Don’t worry, this article has little to do with the COVID-19 virus itself and more to do with what we should broadcast to the world when there’s a wide-spread crisis at the forefront of daily life. This question comes to mind because companies have all taken different tones with the messages they’re putting out during this time. Some brands are going with the comic-relief route, some are staying pretty neutral, and others playing into people’s fears. Does it matter what tone your message takes? Yes, and here’s why…

People Really Look at How We React to Pressure

As one quote puts it, “Character is who you are under pressure, not who you are when everything’s fine”. 

Don’t jump, but your brand is being looked at even more closely now than ever, whether you realize it or not. By who? Clients, potential clients, your city, and even your employees. Deep down, they want to know how you’ll react, what you’ll say, and how you will continue to carry on with business during this bizarre season. If you think hard enough, surely you can think of a time you were either impressed or not-so-impressed by how a friend, co-worker, or family member handled a stressful situation. We’re all human. We all blow a fuse at some point, but it’s key to try our best to remain calm and even positive when sh*t hits the fan, because this is what people admire most. 

Give People What They Want, Not What They Think They Want

Do we really know what we want when it comes to this pandemic? It seems many of us “think” we want to know how many new cases there are today, what horrors other countries are facing, what’s the likelihood of coming down with the illness, when will it end, etc. But what we really want is something to ease us or take our mind off of the whole thing. All the toilet paper and facemask memes have seen so much success because people need to associate some sort of humor with this thing in order to cope. What should you not do? Play into people’s fear or anxiety just to draw them in. 

Peace Not Panic: Match the Sensitivity of the Climate 

We’re in that place that most of us don’t like to be: a world of uncertainty. It’s unknown what’s going to happen in the next few months, and that’s just that. The nation, and entire world are a little bit on edge and it’s important to be sensitive to that. This means giving your message a second pass before sending it out to the world. Let’s call it — “Pandemic-Proofing”. 

Here’s some basics for an ideal round of Pandemic-Proofing:

  • Does it cause fear or anxiety?
  • Do messaging or visuals conflict with social distancing?
  • Do messaging or visuals conflict with sanitary advice?
  • Is it just downright annoying?

If the answer to one of these questions is yes, then think again. KFC recently pulled their “Finger Lickin’ Good” ads because some viewers found it irresponsible (163 people complained to the Advertising Standards Authority, the U.K.’s advertising regulator). Also Coors Light and Hershey Co. just pulled ads because they worried that showing hugs and handshakes or making working from home jokes could be seen as insensitive.
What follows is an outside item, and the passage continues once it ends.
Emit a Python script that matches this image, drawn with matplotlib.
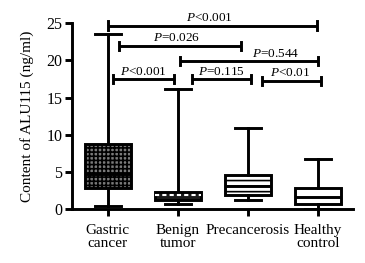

The point is, if it seems like it could be seen as insensitive, then it might be best to avoid it. 

Offer Help, Be Positive, and Try to Carry on Like Normal

As people, it’s important to try and offer help when the chips are down. For a business’ purposes, this could mean making a point to communicate and just say hello to clients or customers. This could even be something drastic; look at the major fast-food chains offering free delivery to help ease the shelter-in-place orders. If your company can help people that are down and out, people will notice it. 
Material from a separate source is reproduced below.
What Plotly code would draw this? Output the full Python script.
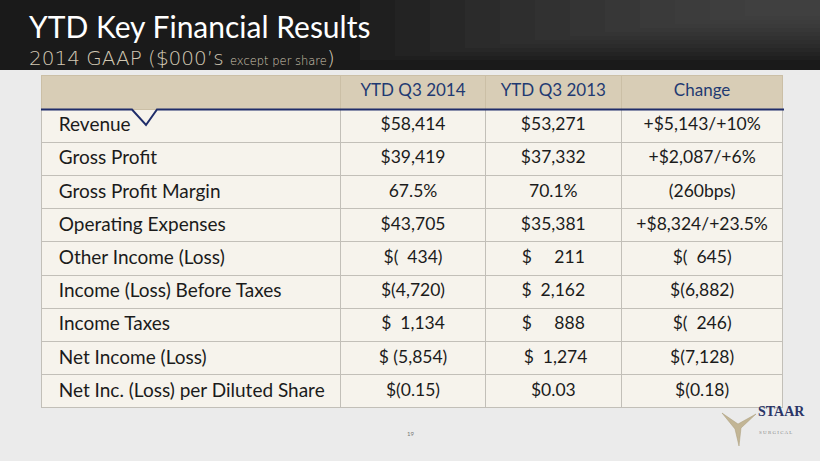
import plotly.graph_objects as go

W, H = 820, 461

# table data
headers = ["", "YTD Q3 2014", "YTD Q3 2013", "Change"]
items = [
    "Revenue",
    "Gross Profit",
    "Gross Profit Margin",
    "Operating Expenses",
    "Other Income (Loss)",
    "Income (Loss) Before Taxes",
    "Income Taxes",
    "Net Income (Loss)",
    "Net Inc. (Loss) per Diluted Share",
]
nb = "\u00a0"
ytd_2014 = ["$58,414", "$39,419", "67.5%", "$43,705", f"$({nb}{nb}434)",
            "$(4,720)", f"${nb}{nb}1,134", "$ (5,854)", "$(0.15)"]
ytd_2013 = ["$53,271", "$37,332", "70.1%", "$35,381", f"${nb}{nb}{nb}{nb}{nb}211",
            f"${nb}{nb}2,162", f"${nb}{nb}{nb}{nb}{nb}888", f"{nb}${nb}{nb}1,274", "$0.03"]
change = ["+$5,143/+10%", "+$2,087/+6%", "(260bps)", "+$8,324/+23.5%", f"$({nb}{nb}645)",
          "$(6,882)", f"$({nb}{nb}246)", "$(7,128)", "$(0.18)"]

title = "YTD Key Financial Results"
subtitle = "2014 GAAP ($000’s <span style='font-size:11.5px'>except per share</span>)"
page_no = "19"

FONT = "Lato"
NAVY = "#1f3a72"


def px(x):
    return x / W


def py(y):
    return 1 - y / H


# small indent for the row labels, as on the slide
labels = [nb * 2 + s for s in items]
header_vals = [nb * 2 + h if i == 0 else h for i, h in enumerate(headers)]

fig = go.Figure()

fig.add_trace(go.Table(
    domain=dict(x=[px(41), px(784)], y=[py(409), py(75)]),
    columnwidth=[300, 145, 136, 162],
    header=dict(
        values=header_vals,
        fill_color="#d8cdb6",
        line=dict(color="#cbbfa6", width=1),
        font=dict(family=FONT, size=17, color=NAVY),
        align=["left", "center", "center", "center"],
        height=34,
    ),
    cells=dict(
        values=[labels, ytd_2014, ytd_2013, change],
        fill_color="#f6f3ec",
        line=dict(color="#c2bfb8", width=1),
        font=dict(family=FONT, size=[19, 17.5, 17.5, 17.5], color="#1b1b1b"),
        align=["left", "center", "center", "center"],
        height=33.2,
    ),
))

shapes = [
    # dark title band
    dict(type="rect", xref="paper", yref="paper", x0=0, x1=1, y0=py(70), y1=1,
         fillcolor="#1a1a1a", line_width=0, layer="below"),
]
# soft lightening toward the top right of the band
for i in range(12):
    shapes.append(dict(type="rect", xref="paper", yref="paper",
                       x0=px(360 + i * 35), x1=1, y0=py(60 - i * 4), y1=1,
                       fillcolor="#606060", line_width=0, layer="below", opacity=0.07))
shapes += [
    # blue rule under header with notch
    dict(type="path", xref="paper", yref="paper",
         path=(f"M {px(41)},{py(109.5)} L {px(132)},{py(109.5)} "
               f"L {px(146)},{py(125)} L {px(157)},{py(109.5)} L {px(784)},{py(109.5)}"),
         line=dict(color="#1f2d6a", width=2), layer="above"),
    # logo star
    dict(type="path", xref="paper", yref="paper",
         path=(f"M {px(722)},{py(413)} L {px(738)},{py(424)} L {px(756)},{py(414)} "
               f"L {px(741)},{py(428)} L {px(739)},{py(446)} L {px(735)},{py(429)} Z"),
         fillcolor="#c2b595", line=dict(color="#a99a78", width=0.5), layer="above"),
]

annotations = [
    dict(text=title, x=px(27), y=py(25.5), xref="paper", yref="paper",
         xanchor="left", yanchor="middle", showarrow=False,
         font=dict(family=FONT, size=30, color="#ffffff")),
    dict(text=subtitle, x=px(27), y=py(58), xref="paper", yref="paper",
         xanchor="left", yanchor="middle", showarrow=False,
         font=dict(family="DejaVu Sans", size=20, color="#d2c8b4", weight=300)),
    dict(text=page_no, x=px(410), y=py(439), xref="paper", yref="paper",
         showarrow=False, font=dict(family=FONT, size=6, color="#777777")),
    dict(text="<b>STAAR</b>", x=px(756), y=py(421), xref="paper", yref="paper",
         xanchor="left", showarrow=False,
         font=dict(family="Liberation Serif", size=14, color="#2b3567")),
    dict(text="S U R G I C A L", x=px(757), y=py(437), xref="paper", yref="paper",
         xanchor="left", showarrow=False,
         font=dict(family="Liberation Serif", size=5, color="#8a8a8a")),
]

fig.update_layout(
    width=W, height=H,
    margin=dict(l=0, r=0, t=0, b=0),
    paper_bgcolor="#ebebeb",
    plot_bgcolor="#ebebeb",
    shapes=shapes,
    annotations=annotations,
)

fig.write_html("out.html", config={"displayModeBar": False},
               post_script="document.body.style.margin='0';")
How does positivity look in terms of messaging? It could be as easy as using calming words, colors, and imagery. This may also mean not overloading people with sales-heavy offers or pestering them with too many retargeting ads or automated emails. The bottom line is that you can let people dig up the fearful and anxiety-inducing content on their own, if they choose to. But your brand should avoid any visual or verbal messages that are off-color or fear-inducing — the news seems to have the latter covered.